* _Given exercise_
Please print the lines between the one with "Output the LaTeX" and the one with "minimum width=24pt, minimum", both ends included, exactly as written, with no pictures.

* _Records for the task_
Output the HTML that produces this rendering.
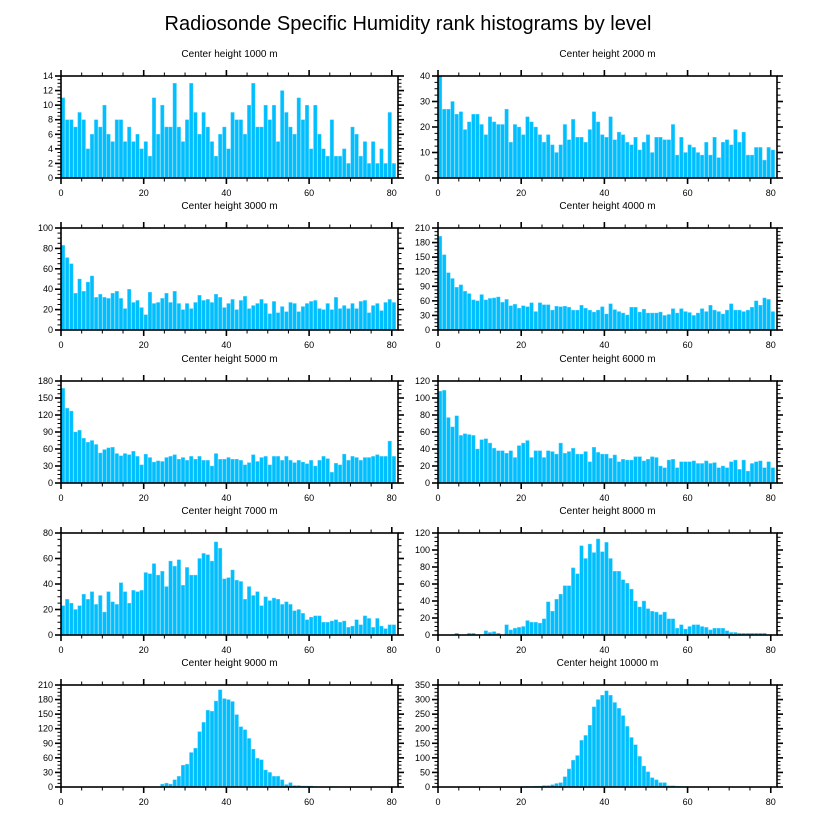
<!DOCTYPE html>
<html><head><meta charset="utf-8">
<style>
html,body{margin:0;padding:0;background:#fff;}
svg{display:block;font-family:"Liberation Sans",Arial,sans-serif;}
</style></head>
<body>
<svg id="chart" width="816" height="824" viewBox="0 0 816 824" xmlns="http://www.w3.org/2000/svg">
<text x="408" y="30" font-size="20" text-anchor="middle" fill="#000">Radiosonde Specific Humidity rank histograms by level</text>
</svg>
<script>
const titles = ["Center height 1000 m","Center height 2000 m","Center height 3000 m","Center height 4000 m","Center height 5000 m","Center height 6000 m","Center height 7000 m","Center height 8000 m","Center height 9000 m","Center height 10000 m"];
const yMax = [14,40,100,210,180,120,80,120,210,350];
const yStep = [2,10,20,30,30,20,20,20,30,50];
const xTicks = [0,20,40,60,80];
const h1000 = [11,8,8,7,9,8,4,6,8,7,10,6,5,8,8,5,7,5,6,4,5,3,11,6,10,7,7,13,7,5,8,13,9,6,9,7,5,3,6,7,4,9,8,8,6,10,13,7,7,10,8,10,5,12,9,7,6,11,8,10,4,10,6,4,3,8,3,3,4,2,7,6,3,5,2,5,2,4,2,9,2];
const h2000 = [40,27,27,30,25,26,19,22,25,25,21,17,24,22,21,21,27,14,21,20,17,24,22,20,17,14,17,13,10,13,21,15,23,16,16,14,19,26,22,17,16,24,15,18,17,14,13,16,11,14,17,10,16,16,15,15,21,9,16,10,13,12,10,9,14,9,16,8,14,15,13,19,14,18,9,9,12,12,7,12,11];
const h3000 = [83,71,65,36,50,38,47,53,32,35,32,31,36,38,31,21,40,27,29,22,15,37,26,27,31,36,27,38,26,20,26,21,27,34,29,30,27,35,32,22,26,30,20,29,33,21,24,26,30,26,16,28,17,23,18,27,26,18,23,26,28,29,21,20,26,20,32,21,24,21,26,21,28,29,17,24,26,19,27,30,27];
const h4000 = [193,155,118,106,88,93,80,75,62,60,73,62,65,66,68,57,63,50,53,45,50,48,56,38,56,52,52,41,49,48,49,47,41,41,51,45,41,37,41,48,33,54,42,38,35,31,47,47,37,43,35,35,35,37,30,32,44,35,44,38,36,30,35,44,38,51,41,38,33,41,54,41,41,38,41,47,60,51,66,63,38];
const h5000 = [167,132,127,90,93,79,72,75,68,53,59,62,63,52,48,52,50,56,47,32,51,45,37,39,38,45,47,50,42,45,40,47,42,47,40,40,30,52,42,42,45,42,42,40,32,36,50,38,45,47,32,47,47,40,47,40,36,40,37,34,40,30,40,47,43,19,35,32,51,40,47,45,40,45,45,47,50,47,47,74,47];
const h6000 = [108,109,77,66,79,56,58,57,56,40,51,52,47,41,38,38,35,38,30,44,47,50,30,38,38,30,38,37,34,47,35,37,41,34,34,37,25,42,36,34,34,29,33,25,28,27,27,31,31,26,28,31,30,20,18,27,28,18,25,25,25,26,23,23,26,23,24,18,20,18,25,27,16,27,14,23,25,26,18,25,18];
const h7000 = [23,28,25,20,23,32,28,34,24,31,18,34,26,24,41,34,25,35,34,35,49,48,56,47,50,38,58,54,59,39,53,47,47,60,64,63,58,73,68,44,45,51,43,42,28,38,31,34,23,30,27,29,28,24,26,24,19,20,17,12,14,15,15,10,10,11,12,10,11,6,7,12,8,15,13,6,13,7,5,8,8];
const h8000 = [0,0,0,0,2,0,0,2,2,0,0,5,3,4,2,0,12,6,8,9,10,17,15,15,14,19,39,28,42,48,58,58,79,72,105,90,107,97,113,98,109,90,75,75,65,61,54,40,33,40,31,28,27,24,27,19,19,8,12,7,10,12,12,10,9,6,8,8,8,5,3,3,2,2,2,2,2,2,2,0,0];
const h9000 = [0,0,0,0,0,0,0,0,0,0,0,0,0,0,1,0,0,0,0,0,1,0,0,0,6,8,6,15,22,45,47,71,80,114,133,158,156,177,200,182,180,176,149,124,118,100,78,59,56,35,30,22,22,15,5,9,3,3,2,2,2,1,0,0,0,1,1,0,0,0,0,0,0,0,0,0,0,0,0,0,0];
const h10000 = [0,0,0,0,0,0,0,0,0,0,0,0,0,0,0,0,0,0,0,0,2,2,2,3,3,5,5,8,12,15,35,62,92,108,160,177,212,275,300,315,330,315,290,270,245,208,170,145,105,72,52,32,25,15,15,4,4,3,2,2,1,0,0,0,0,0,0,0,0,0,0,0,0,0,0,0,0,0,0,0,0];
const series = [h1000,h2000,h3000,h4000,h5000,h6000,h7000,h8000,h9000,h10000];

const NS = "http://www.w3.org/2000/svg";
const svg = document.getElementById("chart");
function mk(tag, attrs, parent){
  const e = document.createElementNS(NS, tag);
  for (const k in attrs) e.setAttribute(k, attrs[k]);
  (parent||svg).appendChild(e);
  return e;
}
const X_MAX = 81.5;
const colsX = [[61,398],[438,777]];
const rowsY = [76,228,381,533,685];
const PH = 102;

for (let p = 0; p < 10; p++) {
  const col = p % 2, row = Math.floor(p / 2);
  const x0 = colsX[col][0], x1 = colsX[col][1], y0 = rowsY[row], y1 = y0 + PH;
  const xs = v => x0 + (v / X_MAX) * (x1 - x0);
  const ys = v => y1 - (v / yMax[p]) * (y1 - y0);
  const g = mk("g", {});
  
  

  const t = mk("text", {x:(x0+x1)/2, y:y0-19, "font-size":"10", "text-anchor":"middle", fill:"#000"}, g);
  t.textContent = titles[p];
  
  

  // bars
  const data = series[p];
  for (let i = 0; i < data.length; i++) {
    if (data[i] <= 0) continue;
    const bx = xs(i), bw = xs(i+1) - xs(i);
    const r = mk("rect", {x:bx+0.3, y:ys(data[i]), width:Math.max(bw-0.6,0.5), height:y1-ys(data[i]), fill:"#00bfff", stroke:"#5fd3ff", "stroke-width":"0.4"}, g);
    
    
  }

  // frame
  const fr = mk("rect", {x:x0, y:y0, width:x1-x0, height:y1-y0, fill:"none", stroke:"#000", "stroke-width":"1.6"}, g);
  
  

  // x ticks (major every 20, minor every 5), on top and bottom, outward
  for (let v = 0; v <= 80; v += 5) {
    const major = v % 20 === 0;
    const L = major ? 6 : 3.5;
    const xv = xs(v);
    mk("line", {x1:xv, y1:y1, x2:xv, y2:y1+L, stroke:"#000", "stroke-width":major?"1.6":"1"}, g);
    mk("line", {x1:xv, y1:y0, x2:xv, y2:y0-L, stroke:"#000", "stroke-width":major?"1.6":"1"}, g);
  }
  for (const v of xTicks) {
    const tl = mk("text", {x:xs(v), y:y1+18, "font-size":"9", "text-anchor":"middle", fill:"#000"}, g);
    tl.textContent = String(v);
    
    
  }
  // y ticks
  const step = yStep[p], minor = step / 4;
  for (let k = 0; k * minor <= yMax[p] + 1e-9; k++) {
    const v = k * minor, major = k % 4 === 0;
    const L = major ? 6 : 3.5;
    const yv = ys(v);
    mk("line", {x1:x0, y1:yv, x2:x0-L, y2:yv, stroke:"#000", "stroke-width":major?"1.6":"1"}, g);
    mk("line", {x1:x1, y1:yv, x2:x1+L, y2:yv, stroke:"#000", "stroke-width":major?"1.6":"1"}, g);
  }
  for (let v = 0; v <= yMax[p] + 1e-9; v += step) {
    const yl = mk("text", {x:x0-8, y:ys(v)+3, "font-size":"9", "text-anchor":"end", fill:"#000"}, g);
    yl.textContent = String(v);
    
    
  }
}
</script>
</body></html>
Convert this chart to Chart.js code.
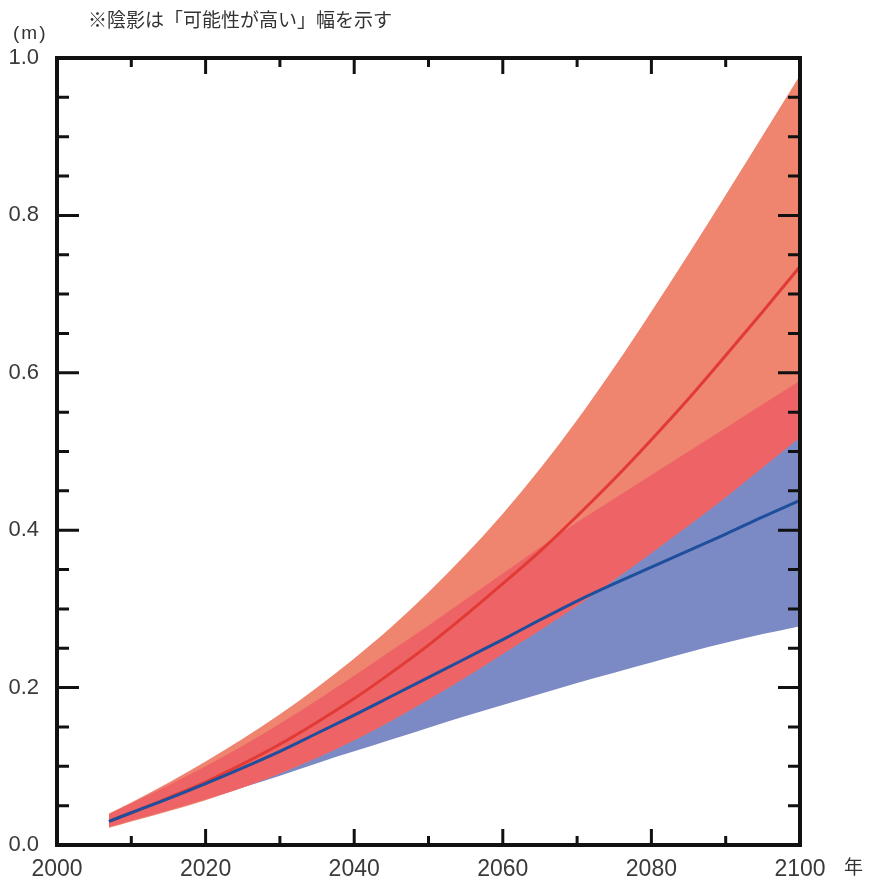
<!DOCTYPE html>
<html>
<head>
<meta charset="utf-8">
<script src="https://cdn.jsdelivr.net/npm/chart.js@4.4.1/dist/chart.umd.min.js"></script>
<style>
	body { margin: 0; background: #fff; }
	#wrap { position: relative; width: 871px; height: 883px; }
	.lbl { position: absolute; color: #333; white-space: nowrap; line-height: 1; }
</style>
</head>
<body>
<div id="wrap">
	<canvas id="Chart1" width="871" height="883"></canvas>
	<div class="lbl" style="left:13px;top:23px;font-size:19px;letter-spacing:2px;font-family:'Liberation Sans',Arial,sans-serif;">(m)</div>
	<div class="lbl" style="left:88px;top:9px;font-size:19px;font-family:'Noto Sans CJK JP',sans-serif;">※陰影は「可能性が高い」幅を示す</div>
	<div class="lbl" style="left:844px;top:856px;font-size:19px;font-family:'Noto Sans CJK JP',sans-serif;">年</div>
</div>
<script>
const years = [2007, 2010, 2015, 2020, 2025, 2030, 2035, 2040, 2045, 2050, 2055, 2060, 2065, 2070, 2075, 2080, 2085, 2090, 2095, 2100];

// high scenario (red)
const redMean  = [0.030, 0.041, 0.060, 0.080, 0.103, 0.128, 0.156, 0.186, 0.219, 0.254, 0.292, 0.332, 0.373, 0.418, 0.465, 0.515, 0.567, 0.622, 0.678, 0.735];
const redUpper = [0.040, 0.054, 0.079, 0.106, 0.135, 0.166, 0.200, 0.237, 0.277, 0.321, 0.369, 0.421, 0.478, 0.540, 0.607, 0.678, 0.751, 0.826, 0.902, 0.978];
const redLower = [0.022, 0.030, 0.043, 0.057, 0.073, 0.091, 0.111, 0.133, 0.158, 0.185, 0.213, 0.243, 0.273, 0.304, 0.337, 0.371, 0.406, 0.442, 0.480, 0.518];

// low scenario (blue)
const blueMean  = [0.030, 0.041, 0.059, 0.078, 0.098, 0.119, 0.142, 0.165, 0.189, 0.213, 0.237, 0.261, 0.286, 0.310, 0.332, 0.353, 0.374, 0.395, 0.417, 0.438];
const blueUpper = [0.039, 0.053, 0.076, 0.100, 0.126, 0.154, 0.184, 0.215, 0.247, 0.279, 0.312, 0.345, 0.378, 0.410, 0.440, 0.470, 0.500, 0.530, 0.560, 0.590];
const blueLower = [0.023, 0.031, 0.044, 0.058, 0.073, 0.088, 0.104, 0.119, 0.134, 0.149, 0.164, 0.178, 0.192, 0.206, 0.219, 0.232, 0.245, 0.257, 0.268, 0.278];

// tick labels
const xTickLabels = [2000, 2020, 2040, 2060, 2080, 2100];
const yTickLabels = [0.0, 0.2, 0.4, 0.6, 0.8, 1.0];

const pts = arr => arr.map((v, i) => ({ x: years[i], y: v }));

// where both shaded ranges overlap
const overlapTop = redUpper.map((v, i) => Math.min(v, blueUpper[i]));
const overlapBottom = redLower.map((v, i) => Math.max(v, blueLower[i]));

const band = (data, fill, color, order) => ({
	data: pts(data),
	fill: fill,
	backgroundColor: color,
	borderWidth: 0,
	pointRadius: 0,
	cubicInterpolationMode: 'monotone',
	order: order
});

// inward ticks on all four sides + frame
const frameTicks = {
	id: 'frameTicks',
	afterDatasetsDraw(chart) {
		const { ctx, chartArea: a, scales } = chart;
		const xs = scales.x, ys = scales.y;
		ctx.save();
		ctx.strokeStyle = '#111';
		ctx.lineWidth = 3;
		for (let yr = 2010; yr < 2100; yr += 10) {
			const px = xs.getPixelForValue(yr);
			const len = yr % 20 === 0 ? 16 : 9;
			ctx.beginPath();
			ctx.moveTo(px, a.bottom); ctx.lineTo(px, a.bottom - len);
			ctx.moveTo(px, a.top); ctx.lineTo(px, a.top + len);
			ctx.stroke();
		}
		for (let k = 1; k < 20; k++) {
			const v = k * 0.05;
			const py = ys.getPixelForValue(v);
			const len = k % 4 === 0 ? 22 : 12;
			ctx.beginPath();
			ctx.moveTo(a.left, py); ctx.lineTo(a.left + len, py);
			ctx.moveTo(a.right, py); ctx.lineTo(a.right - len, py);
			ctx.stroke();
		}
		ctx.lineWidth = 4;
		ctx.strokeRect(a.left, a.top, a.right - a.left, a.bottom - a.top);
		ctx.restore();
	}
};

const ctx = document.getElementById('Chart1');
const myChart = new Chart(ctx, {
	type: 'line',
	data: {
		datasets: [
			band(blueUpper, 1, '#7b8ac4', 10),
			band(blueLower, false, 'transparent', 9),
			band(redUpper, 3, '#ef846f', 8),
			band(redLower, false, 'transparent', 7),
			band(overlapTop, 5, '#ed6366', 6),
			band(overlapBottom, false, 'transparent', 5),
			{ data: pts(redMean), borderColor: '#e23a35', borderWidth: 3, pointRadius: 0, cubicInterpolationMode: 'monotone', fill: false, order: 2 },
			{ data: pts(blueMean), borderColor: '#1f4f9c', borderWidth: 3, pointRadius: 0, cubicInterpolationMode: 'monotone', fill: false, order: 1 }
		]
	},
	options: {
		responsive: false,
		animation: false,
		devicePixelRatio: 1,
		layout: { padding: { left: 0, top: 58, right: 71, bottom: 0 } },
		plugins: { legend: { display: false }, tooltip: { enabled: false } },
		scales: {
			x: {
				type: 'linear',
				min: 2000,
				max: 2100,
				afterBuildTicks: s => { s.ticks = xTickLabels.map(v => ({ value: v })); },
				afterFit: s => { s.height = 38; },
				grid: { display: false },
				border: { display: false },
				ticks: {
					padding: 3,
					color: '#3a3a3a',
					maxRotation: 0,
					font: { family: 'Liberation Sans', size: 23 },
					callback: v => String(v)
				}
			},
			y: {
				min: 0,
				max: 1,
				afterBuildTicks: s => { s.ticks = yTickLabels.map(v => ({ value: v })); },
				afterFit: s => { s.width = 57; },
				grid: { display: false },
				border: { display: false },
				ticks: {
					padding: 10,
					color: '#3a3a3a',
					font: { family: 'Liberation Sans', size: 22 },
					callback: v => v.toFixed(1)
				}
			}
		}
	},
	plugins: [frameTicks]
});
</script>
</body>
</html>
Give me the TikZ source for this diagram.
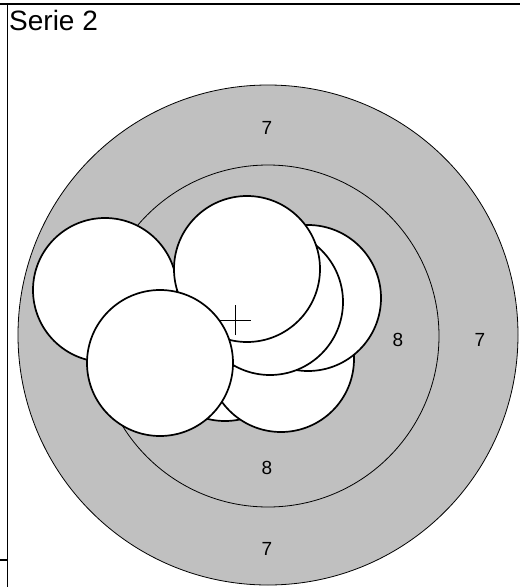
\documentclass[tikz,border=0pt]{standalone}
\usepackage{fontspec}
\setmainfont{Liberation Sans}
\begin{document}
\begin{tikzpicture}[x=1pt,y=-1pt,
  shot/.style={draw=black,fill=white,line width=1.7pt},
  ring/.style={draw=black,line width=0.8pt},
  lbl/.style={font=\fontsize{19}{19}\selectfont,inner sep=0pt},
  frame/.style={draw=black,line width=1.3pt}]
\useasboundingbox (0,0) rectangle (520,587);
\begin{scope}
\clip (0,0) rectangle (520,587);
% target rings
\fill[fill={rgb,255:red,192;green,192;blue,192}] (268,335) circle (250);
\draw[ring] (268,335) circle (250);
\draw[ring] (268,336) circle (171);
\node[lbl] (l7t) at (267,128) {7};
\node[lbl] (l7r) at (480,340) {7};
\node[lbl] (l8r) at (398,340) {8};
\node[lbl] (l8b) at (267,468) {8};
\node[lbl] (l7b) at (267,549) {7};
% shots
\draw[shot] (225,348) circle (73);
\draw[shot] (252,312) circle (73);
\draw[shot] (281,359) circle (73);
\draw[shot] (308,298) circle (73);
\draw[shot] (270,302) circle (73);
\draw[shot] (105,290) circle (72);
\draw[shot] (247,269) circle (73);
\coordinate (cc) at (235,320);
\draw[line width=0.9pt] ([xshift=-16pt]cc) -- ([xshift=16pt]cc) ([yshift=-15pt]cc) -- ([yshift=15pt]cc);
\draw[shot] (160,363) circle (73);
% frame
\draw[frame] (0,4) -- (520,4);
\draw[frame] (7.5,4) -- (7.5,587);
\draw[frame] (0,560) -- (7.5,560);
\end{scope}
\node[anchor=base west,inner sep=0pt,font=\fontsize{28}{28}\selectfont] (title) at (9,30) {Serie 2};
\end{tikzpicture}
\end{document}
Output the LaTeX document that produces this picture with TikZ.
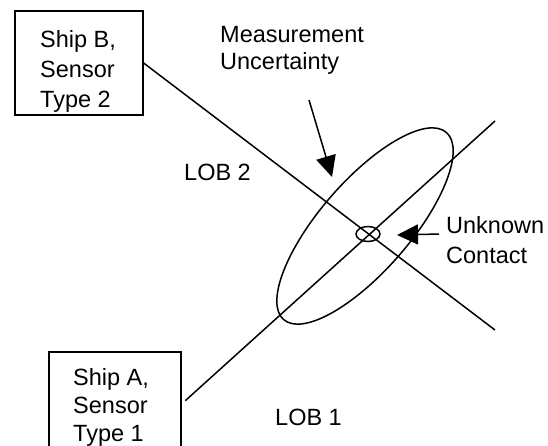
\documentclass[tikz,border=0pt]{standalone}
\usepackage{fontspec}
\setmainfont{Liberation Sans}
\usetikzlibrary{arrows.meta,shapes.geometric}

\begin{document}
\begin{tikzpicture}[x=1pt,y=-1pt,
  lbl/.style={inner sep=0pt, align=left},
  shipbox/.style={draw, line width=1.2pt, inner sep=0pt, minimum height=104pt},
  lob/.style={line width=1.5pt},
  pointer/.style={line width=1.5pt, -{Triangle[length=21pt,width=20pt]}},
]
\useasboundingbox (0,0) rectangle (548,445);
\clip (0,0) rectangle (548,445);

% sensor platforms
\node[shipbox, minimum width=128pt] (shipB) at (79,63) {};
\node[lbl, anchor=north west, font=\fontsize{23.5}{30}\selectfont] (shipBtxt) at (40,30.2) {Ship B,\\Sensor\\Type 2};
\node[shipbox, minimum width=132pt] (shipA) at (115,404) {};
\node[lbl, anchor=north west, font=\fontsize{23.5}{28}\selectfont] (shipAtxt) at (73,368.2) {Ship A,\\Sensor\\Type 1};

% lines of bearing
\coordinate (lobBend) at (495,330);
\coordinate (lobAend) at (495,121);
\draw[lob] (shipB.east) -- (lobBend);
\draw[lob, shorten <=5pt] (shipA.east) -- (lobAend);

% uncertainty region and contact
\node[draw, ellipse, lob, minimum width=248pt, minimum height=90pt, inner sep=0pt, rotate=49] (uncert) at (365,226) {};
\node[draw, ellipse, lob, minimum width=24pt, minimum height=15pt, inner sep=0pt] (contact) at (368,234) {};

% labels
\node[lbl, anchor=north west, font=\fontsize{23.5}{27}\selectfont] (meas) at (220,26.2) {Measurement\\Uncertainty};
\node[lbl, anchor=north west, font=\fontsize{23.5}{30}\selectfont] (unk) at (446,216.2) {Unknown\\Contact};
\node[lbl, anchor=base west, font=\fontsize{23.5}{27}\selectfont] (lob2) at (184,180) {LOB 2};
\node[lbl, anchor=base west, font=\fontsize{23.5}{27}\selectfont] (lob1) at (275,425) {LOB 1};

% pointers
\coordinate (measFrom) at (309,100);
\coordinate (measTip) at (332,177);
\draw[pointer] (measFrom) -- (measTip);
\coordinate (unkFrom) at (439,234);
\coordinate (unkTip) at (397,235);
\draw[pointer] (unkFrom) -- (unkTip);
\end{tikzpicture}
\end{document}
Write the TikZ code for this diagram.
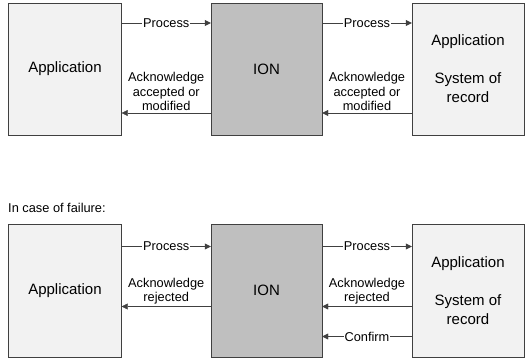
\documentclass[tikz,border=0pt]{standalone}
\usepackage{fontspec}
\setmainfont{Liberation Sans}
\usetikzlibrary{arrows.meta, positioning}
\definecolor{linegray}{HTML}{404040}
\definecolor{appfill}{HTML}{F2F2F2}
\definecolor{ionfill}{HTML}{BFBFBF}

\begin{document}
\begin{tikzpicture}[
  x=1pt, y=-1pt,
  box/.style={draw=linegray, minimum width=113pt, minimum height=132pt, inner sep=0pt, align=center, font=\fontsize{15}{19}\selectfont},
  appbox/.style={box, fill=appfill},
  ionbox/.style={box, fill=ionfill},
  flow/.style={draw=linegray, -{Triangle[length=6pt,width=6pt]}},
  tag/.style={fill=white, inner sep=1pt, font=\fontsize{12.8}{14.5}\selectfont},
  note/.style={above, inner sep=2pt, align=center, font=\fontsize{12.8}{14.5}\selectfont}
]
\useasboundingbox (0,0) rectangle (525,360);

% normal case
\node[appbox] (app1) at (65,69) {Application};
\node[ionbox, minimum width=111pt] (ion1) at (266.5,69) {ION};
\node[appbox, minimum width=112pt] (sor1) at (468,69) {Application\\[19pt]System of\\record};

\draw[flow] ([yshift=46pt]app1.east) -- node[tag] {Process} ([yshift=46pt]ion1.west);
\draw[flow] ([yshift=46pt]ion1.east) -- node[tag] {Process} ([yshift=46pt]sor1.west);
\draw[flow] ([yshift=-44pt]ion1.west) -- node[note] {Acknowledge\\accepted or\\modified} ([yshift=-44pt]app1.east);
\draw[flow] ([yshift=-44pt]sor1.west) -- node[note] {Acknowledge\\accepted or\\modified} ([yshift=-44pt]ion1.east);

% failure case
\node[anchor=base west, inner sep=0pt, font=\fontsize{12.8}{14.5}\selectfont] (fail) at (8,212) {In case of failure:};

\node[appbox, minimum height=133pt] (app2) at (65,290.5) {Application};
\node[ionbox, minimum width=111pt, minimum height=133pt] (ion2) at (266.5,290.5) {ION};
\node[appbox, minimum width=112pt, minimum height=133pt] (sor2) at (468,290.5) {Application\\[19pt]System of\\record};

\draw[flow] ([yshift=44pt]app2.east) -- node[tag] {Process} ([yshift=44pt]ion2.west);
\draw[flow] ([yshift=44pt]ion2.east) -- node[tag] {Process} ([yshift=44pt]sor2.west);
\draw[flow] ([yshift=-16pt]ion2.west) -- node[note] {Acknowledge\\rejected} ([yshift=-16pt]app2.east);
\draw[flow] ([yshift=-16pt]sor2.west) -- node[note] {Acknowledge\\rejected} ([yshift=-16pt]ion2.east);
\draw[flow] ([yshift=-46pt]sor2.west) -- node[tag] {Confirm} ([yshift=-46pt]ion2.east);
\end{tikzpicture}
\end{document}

* _Complete output_
Output the LaTeX document that produces this picture with TikZ.
\documentclass[tikz,border=0pt]{standalone}
\usepackage{fontspec}
\setmainfont{Liberation Sans}
\usetikzlibrary{arrows.meta,shapes.geometric}

\begin{document}
\begin{tikzpicture}[x=1pt,y=-1pt,
  lbl/.style={inner sep=0pt, align=left},
  shipbox/.style={draw, line width=1.2pt, inner sep=0pt, minimum height=104pt},
  lob/.style={line width=1.5pt},
  pointer/.style={line width=1.5pt, -{Triangle[length=21pt,width=20pt]}},
]
\useasboundingbox (0,0) rectangle (548,445);
\clip (0,0) rectangle (548,445);

% sensor platforms
\node[shipbox, minimum width=128pt] (shipB) at (79,63) {};
\node[lbl, anchor=north west, font=\fontsize{23.5}{30}\selectfont] (shipBtxt) at (40,30.2) {Ship B,\\Sensor\\Type 2};
\node[shipbox, minimum width=132pt] (shipA) at (115,404) {};
\node[lbl, anchor=north west, font=\fontsize{23.5}{28}\selectfont] (shipAtxt) at (73,368.2) {Ship A,\\Sensor\\Type 1};

% lines of bearing
\coordinate (lobBend) at (495,330);
\coordinate (lobAend) at (495,121);
\draw[lob] (shipB.east) -- (lobBend);
\draw[lob, shorten <=5pt] (shipA.east) -- (lobAend);

% uncertainty region and contact
\node[draw, ellipse, lob, minimum width=248pt, minimum height=90pt, inner sep=0pt, rotate=49] (uncert) at (365,226) {};
\node[draw, ellipse, lob, minimum width=24pt, minimum height=15pt, inner sep=0pt] (contact) at (368,234) {};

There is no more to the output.